At Amazon's re:MARS AI conference in Las Vegas, Alexa vice president Rohit Prasad demonstrated a new conversational model for the Alexa smart assistant. In this new model, Alexa can seamlessly transition between skills and remember the context of the conversation to resolve ambiguous references.
Alexa users are no doubt familiar with the concept of skills, which are the building-blocks of Alexa's functionality. Users choose a skill by asking Alexa to "open" or "launch" the skill. Once a skill is active, Alexa's conversation abilities are constrained by the requirements of the skill. Like many other chatbots, Alexa uses an intent-classification and slot-filling model. An example of intent/slot model might be a movie-ticket purchasing skill, which would have the intent PurchaseTickets with slots theaterCity, theaterName, movieTitle, showTime, and numberOfTickets.
Each phrase spoken by the user is analyzed for the action the user wants Alexa to take (the intent), and the specific parameters of the action (the slots). Once an intent is identified, much of the subsequent conversation with Alexa is to fill in any empty slots for the intent. One shortcoming of this model is that Alexa does not remember any details of the conversation. In particular, items that have been identified as slot values aren't available for use by other skills a user might select later. For example, if a user purchases movie tickets and then wants to use Alexa to schedule a ride-share to the theater, it's not currently possible to simply say, "I need a ride there." Instead, the user must explicitly open a ride-share skill and fill in the destinationAddress and arrivalTime slots of that skill. The skill isn't able to infer these from the context of the theaterName and showTime slots filled for the previous skill.
During the re:MARS keynote, Prasad showed a video demonstrating a conversation with Alexa where a user carried on an extended conversation with Alexa, purchasing movie tickets, making reservations at a restaurant, and scheduling a ride-share, all using a new dialog model where Alexa can maintain contextual information, switch between skills, and fill in slots using the remembered context. According to the Alexa team, "with every round of dialog, the system produces a vector...that represents the context and the semantic content of the conversation."
This demo represents the culmination of many research papers, and the inner workings were hinted at last year in a blog post and conference paper. The system creates an embedding for slots, which groups semantically similar slots close together in embedding space. This allows Alexa to recognize when slots from one skill might be fillable with values from slots in another skill. There is also a LSTM neural network that determines whether to "carryover" a slot value to the next step in the dialog.
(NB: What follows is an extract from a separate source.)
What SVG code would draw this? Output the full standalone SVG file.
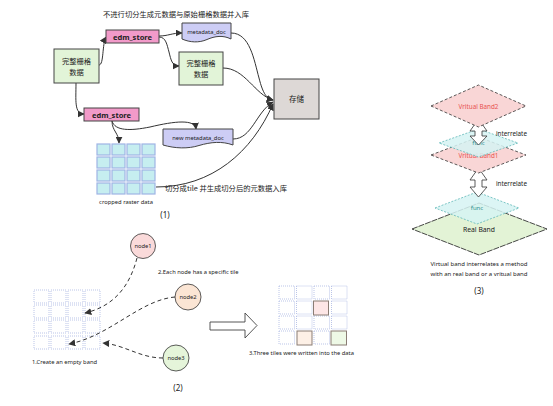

Although this technology hasn't been fully released to the Alexa developer community, there is a Developer Preview program called Alexa Conversations. Devs can apply for "early access to upcoming cross-topic capabilities." Mark Tucker, an Alexa Champion, said on Twitter:
Alexa Conversations preview promises less coding & a more conversational experience. Every developer should start looking. Amazon has focused heavily on Dialog Management as opposed to State Management & Intent Context. Will this be the solution?
However, not everyone is excited by the new conversation model. A commenter on Hacker News noted:
I wish it would move toward a more explicit list of items -> descend -> new list of items approach. The area where Alexa is most likely to show its warts is when you fall for the trap of trying to engage in a normal dialog with it.